This is not going to be a traditional review with proper tasting notes. Mostly since I didn’t write any notes, but I still want to review this whisky, in a way.
Some background first, since that is the reason I’m writing this piece anyway.
Eagle Rare is a bourbon brand from Buffalo Trace distillery in Kentucky. It’s quite famous, although that fame is mostly based (for me at least) on the rather good 17 year old that comes out annually as part of the Buffalo Trace Antique Collection. Then it’s released simultaneously with heavy hitters like George T. Stagg, William Larue Weller and the 18 year old Sazerac Rye.
The ‘normal’ ten year old bourbons from Eagle Rare always are released as single barrels, which means this one, selected by the World of Drinks chain of liquor shops in The Netherlands, fits in that line of releases normally.
When it came out I got enthusiastic, since we don’t get many single barrels bottled for semi-local shops, events or anything. At least, not from America. I bought two, and decided to bottle share one bottle. It didn’t sell out, that bottle share, but that’s fine since I ended up with quite a bit of bourbon to drink.
One of the reaction I got on that bottle share was “That’s a fucking expensive sticker”, in regard to it being a single barrel bottled for a shop in Holland. While every bottle of Eagle Rare 10 year old is a single barrel. Of course, that guy is right since it being bottled for someone special doesn’t make it any more special if everything is already a single barrel.

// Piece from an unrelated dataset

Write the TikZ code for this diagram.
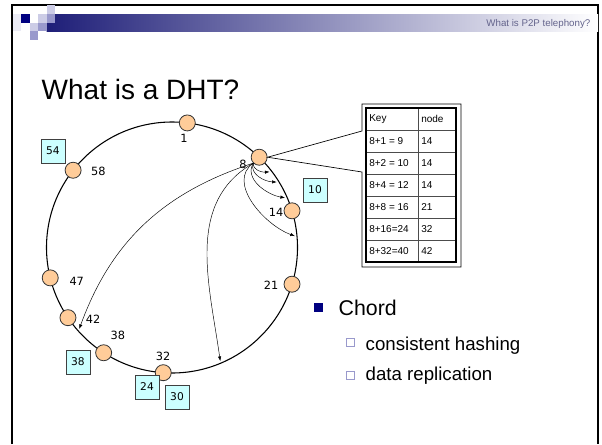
\documentclass[tikz,border=0pt]{standalone}
\usepackage{fontspec}
\setmainfont{Liberation Sans}
\newfontfamily\numfont{DejaVu Sans}
\usetikzlibrary{arrows.meta,positioning}
\definecolor{slidenavy}{RGB}{0,0,128}
\definecolor{barnavy}{RGB}{30,30,120}
\definecolor{lightlav}{RGB}{204,204,230}
\definecolor{midlav}{RGB}{153,153,204}
\definecolor{peach}{RGB}{255,204,153}
\definecolor{palecyan}{RGB}{204,255,255}
\definecolor{headgray}{RGB}{100,100,140}
\begin{document}
\begin{tikzpicture}[x=0.75pt,y=0.75pt,
		peer/.style={circle,draw=black!80,fill=peach,line width=0.6pt,minimum size=12pt,inner sep=0pt},
		peerlbl/.style={font=\numfont\fontsize{8.5}{9}\selectfont,inner sep=0pt},
		keybox/.style={draw=black!75,fill=palecyan,line width=0.6pt,minimum size=18pt,inner sep=0pt,font=\numfont\fontsize{8}{8}\selectfont},
		finger/.style={line width=0.35pt,-{Latex[length=3.5pt,width=2.5pt]}},
		cell/.style={anchor=west,font=\fontsize{7.5}{8}\selectfont,inner sep=0pt}]
	\useasboundingbox (0,0) rectangle (602,444);
	
	% Slide frame and header
	\draw[line width=1.5pt] (12,0) -- (12,439) -- (598,439) -- (598,0);
	\shade[left color=barnavy,right color=white] (46.5,413) rectangle (598,430);
	\foreach \c/\r/\col in {0/1/lightlav!40,0/2/lightlav!40,1/1/slidenavy,3/1/lightlav,4/0/lightlav,4/1/midlav,2/2/lightlav,3/2/midlav,2/3/midlav}{
		\fill[\col] (12.5+8.5*\c,438.5-8.5*\r) rectangle ++(8.5,-8.5);
	}
	\node[anchor=east,text=headgray,font=\fontsize{7.3}{9}\selectfont] (topic) at (595,420) {What is P2P telephony?};
	\node[anchor=base west,font=\fontsize{21}{25}\selectfont] (title) at (37,345) {What is a DHT?};
	
	% Ring
	\coordinate (ring) at (172,196.5);
	\draw[line width=0.8pt] (ring) circle (125.5);
	
	% Peers
	\foreach \id/\ang/\la/\lr in {1/83/83.7/110, 8/46/49.6/109.6, 14/17/18.8/110, 21/-17/-20.7/106, 32/-94/-94.7/109, 38/-123/-121.7/103, 42/-146/-137.5/107, 47/-166/-160.6/101, 58/142/134/106}{
		\node[peer] (n\id) at ([shift={(ring)}]\ang:125.5) {};
		\node[peerlbl] (l\id) at ([shift={(ring)}]\la:\lr) {\id};
	}
	
	% Keys
	\node[keybox] (k54) at (53,293) {54};
	\node[keybox] (k10) at (315,254) {10};
	\node[keybox] (k38) at (78,82) {38};
	\node[keybox] (k24) at (147,57) {24};
	\node[keybox] (k30) at (177,47) {30};
	
	% Fingers of 8
	\foreach \t/\a in {9/37.8,10/32,12/23.7,16/5.3,24/-67,40/-138.7}
		\coordinate (f\t) at ([shift={(ring)}]\a:123.5);
	\draw[finger] (n8.225) to[out=-95,in=185] (f9);
	\draw[finger] (n8.225) to[out=-110,in=178] (f10);
	\draw[finger] (n8.225) to[out=-120,in=170] (f12);
	\draw[finger] (n8.225) to[out=215,in=160] (f16);
	\draw[finger] (n8.225) to[out=210,in=98] (f24);
	\draw[finger] (n8.225) to[out=198,in=70] (f40);
	
	% Finger table
	\draw[fill=white,line width=0.5pt] (n8.east) -- (362,313) -- (362,340) -- (461,340) -- (461,177) -- (362,177) -- (362,272) -- cycle;
	\foreach \i in {1,...,6}
		\draw[black!70,line width=0.5pt] (366,336-22*\i) -- (456,336-22*\i);
	\draw[black!70,line width=0.5pt] (418,336) -- (418,182);
	\draw[line width=1pt] (366,336) rectangle (456,182);
	\foreach \k/\v [count=\i from 0] in {Key/node,8+1 = 9/14,8+2 = 10/14,8+4 = 12/14,8+8 = 16/21,8+16=24/32,8+32=40/42}{
		\node[cell] (key\i) at (369,325-22*\i) {\k};
		\node[cell] (succ\i) at (421,325-22*\i) {\v};
	}
	
	% Bullets
	\fill[slidenavy] (313.5,132.5) rectangle (322.5,141.5);
	\node[anchor=base west,font=\fontsize{16}{19}\selectfont] (chord) at (334,129) {Chord};
	\draw[midlav,line width=0.6pt] (346,98) rectangle (354,106);
	\node[anchor=base west,font=\fontsize{14}{17}\selectfont] (hashing) at (361,94) {consistent hashing};
	\draw[midlav,line width=0.6pt] (346,65) rectangle (354,73);
	\node[anchor=base west,font=\fontsize{14}{17}\selectfont] (replica) at (361,64) {data replication};
\end{tikzpicture}
\end{document}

I had to look into it, but the price of a regular bottle of Eagle Rare starts at some € 38 at the ‘box pushers’, the low margin stores that base their existence on vast amounts of sales instead of a healthy margin. In regular shops it’s a bit more expensive and clocks in at some € 40, but prices go up to € 48 in other shops.
This one is available (or was, it’s not in the chain’s web shop for some reason) at € 47. It seems the sticker is more or less included for free, compared to healthy competition.
The whiskey itself is fine. Just like many other Eagle Rares, if I recall correctly. It didn’t stand out but it’s quite good, and an easy drinker. It also works well in sauces and cocktails., Normally I prefer to use cheaper bourbon for that, but I didn’t have any open bottles at the time.
There’s some caramel and corn sweetness. The oak isn’t too pronounced or bitter. All is quite smooth and well balanced. Well done at Buffalo Trace and also well done for picking the cask at World of Drinks, I guess.
So, how do I feel about this all? I could have saved myself some 8 euros by getting an Eagle Rare elsewhere without a sticker. I could also have not gotten one since if it wasn’t released as a ‘bottled for World of Drinks’ special I wouldn’t have thought to buy it at all.
Still, I think it’s cool to get this. Mostly because there’s not much bourbon going around in The Netherlands among whisk(e)y geeks and there should be more of it. Also, I love that a Dutch shop had the balls to have this entire cask bottled for themselves, and this concept should be supported. Maybe we get a bit more special releases in in the future because of actions like this.
When all is said and done I suggest people get a bottle of this when they’re in the shop, and be happy with it. Let’s regard this as an investment in an improving bourbon market in The Netherlands. Massive kudos for World of Drinks for doing this!
Eagle Rare 10 year old, bottled for World of Drinks in 2016, 45%. Not sure if it is still available, but it cost me € 47 or € 48.